Economy. Honan is an important farming region. Most of the cultivated land lies on plains between the Huang Ho and Huai Ho. The principal food crops are wheat (of which Honan is China’s leading producer), maize, kaoliang, legumes, rice, and sweet potatoes. South of the Huai Ho rice is the main crop; wheat and kaoliang predominate north of the river. Three harvests of field crops are gathered every two years. The provinces of Honan and Hopeh are China’s chief cotton-growing regions. Honan is a leading producer of peanuts, tobacco, and sesame. Tea is cultivated on the mountain slopes, and fruit growing is highly developed.
Honan’s most developed industries are light industry, particularly the cotton industry, and the food-processing industry, which produces mainly flour and vegetable oil. The coal industry— Honan’s major branch of heavy industry—is represented by coal mines at Chiaotso and in the regions of T’anyin, Kuanin’tang, and Loyang. Other industries include metallurgy and machine building; for example, tractors and ball bearings are produced at Loyang, and machine tools at Chengchou. There are chemical, cement, and paper industries. Handicrafts are produced in the province.

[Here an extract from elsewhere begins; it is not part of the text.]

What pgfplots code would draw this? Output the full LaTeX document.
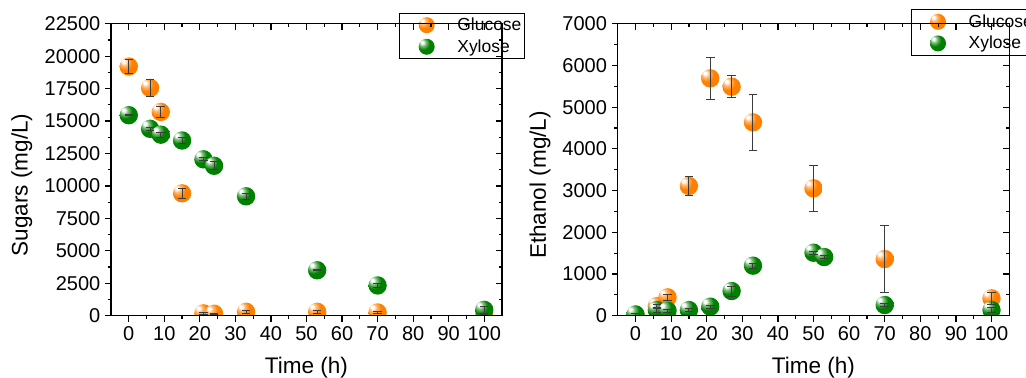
\documentclass[border=0pt]{standalone}
\usepackage{pgfplots}
\pgfplotsset{compat=1.18}
\usepackage{pgfplotstable}
\usepackage{fontspec}
\setmainfont{Liberation Sans}
\usetikzlibrary{plotmarks}

\definecolor{ofill}{RGB}{255,128,0}
\definecolor{gfill}{RGB}{0,128,0}
\definecolor{ebar}{RGB}{60,60,60}
\pgfdeclareradialshading{oshade}{\pgfpoint{-15bp}{15bp}}{color(0bp)=(white); color(4bp)=(white); color(10bp)=(ofill!55!white); color(20bp)=(ofill); color(48bp)=(ofill); color(70bp)=(ofill!85!black)}
\pgfdeclareradialshading{gshade}{\pgfpoint{-15bp}{15bp}}{color(0bp)=(white); color(4bp)=(white); color(10bp)=(gfill!50!white); color(20bp)=(gfill); color(48bp)=(gfill); color(70bp)=(gfill!85!black)}
\pgfdeclareplotmark{oball}{\pgfpathcircle{\pgfpointorigin}{\pgfplotmarksize}\pgfshadepath{oshade}{0}\pgfusepath{}}
\pgfdeclareplotmark{gball}{\pgfpathcircle{\pgfpointorigin}{\pgfplotmarksize}\pgfshadepath{gshade}{0}\pgfusepath{}}
\pgfdeclareplotmark{nothing}{\pgfpathcircle{\pgfpointorigin}{0.01pt}\pgfusepath{}}

\pgfplotstableread{
x y e
0 19200 550
6 17550 670
9 15700 410
15 9430 385
21 180 60
24 150 50
33 300 120
53 300 120
70 250 100
100 50 50
}\sugglu
\pgfplotstableread{
x y e
0 15450 60
6 14400 100
9 13950 200
15 13500 250
21 12050 120
24 11550 300
33 9200 250
53 3500 50
70 2330 150
100 450 250
}\sugxyl
\pgfplotstableread{
x y e
0 0 0
6 230 50
9 440 70
15 3110 225
21 5690 510
27 5490 265
33 4635 663
50 3053 547
70 1358 795
100 416 150
}\ethglu
\pgfplotstableread{
x y e
0 30 20
6 136 60
9 120 40
15 135 40
21 216 40
27 591 120
33 1199 60
50 1510 40
53 1406 40
70 256 30
100 136 60
}\ethxyl

\pgfplotsset{
  common/.style={
    scale only axis,
    height=219pt,
    xmin=-5, xmax=105,
    ymin=0,
    axis line style={line width=1.1pt},
    every tick/.style={black, line width=0.9pt},
    major tick length=4.5pt,
    minor tick length=2.6pt,
    xtick={0,10,...,100},
    minor x tick num=1,
    minor y tick num=1,
    tick label style={font=\fontsize{15}{18}\selectfont},
    /pgf/number format/assume math mode=true,
    /pgf/number format/1000 sep={},
    scaled y ticks=false,
    label style={font=\fontsize{16.9}{20}\selectfont},
  },
  mainax/.style={
    common,
    clip marker paths=true,
    xtick pos=left, ytick pos=left,
    tick align=outside,
    xlabel={Time (h)},
    xlabel style={at={(axis description cs:0.5,-0.179)}, anchor=center},
    legend cell align=left,
    legend image code/.code={\path (0pt,0pt); \draw[##1, mark size=6pt] plot coordinates {(19.6pt,0pt)};},
    legend style={draw=black, line width=0.75pt, font=\fontsize{13.1}{15}\selectfont,
      inner xsep=0.2pt, inner ysep=1.5pt, row sep=1.2pt},
  },
  overax/.style={
    common,
    xtick pos=right, ytick pos=right,
    tick align=inside,
    xticklabels={}, yticklabels={},
  },
  gluplot/.style={only marks, mark=oball, mark size=6.9pt},
  xylplot/.style={only marks, mark=gball, mark size=6.9pt},
  ebplot/.style={forget plot, only marks, mark=nothing,
    error bars/.cd, y dir=both, y explicit,
    error bar style={draw=ebar, line width=0.75pt},
    error mark options={rotate=90, draw=ebar, mark size=3.2pt, line width=0.75pt}},
}

\begin{document}
\begin{tikzpicture}
\useasboundingbox (0pt,0pt) rectangle (769.5pt,283.5pt);
\clip (0pt,0pt) rectangle (769.5pt,283.5pt);

% Left: sugars
\begin{axis}[mainax, at={(83.25pt,46.725pt)}, anchor=south west, width=293.25pt,
  ymax=22500, ytick={0,2500,...,22500},
  ylabel={Sugars (mg/L)},
  ylabel style={at={(axis description cs:-0.2284,0.4476)}, anchor=center},
  legend style={at={(axis description cs:0.7373,1.0377)}, anchor=north west}]
\addplot[gluplot] table[x=x,y=y] {\sugglu};
\addlegendentry{\hspace*{15pt}Glucose}
\addplot[xylplot] table[x=x,y=y] {\sugxyl};
\addlegendentry{\hspace*{15pt}Xylose}
\addplot[ebplot] table[x=x,y=y,y error=e] {\sugglu};
\addplot[ebplot] table[x=x,y=y,y error=e] {\sugxyl};
\end{axis}
\begin{axis}[overax, at={(83.25pt,46.725pt)}, anchor=south west, width=293.25pt,
  ymax=22500, ytick={0,2500,...,22500}]
\end{axis}

% Right: ethanol
\begin{axis}[mainax, at={(463.275pt,46.725pt)}, anchor=south west, width=293.7pt,
  ymax=7000, ytick={0,1000,...,7000},
  ylabel={Ethanol (mg/L)},
  ylabel style={at={(axis description cs:-0.1984,0.4476)}, anchor=center},
  legend style={at={(axis description cs:0.7480,1.0492)}, anchor=north west}]
\addplot[gluplot] table[x=x,y=y] {\ethglu};
\addlegendentry{\hspace*{15pt}Glucose}
\addplot[xylplot] table[x=x,y=y] {\ethxyl};
\addlegendentry{\hspace*{15pt}Xylose}
\addplot[ebplot] table[x=x,y=y,y error=e] {\ethglu};
\addplot[ebplot] table[x=x,y=y,y error=e] {\ethxyl};
\end{axis}
\begin{axis}[overax, at={(463.275pt,46.725pt)}, anchor=south west, width=293.7pt,
  ymax=7000, ytick={0,1000,...,7000}]
\end{axis}
\end{tikzpicture}
\end{document}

Honan is crossed by the Peking-Hank’ou and Lunghai railroads. Junks navigate the rivers. The province’s chief industrial centers are Chengchou, Loyang, K’aifeng, P’ingtingshan, Hsinghsiang, Anyang, Nanyang, and Hsinyang.
K. N. CHERNOZHUKOV
Historical survey. Honan is one of the oldest centers of Chinese civilization. Evidence of a Neolithic culture has been found, and near the village of Hsiaot’un, in Anyang District, archaeologists have uncovered the remains of the capital of the first Chinese state, the Shang (Yin) state (16th—11th centuries B.C.). In 209 and 208 B.C., Honan was the center of the peasant uprising led by Ch’en Sheng and Wu Kuang. From the seventh to ninth centuries Honan was part of the Huainan and Honan regions; it became a separate province in the 13th century.
The Lunghai and Peking-Hank’ou railroads were built across Honan in the early 20th century, and industrial enterprises were constructed along their routes. On Feb. 7, 1923, workers on strike against the Peking-Hank’ou Railroad were executed in the city of Chengchou. From 1937 to 1945, during the Chinese people’s war against the Japanese aggressors, the front line passed through Honan. In 1942 and 1943, 2 million people in the province died as a result of famine and drought. In May 1949, Honan was completely liberated from Kuomintang rule by the People’s Liberation Army of China.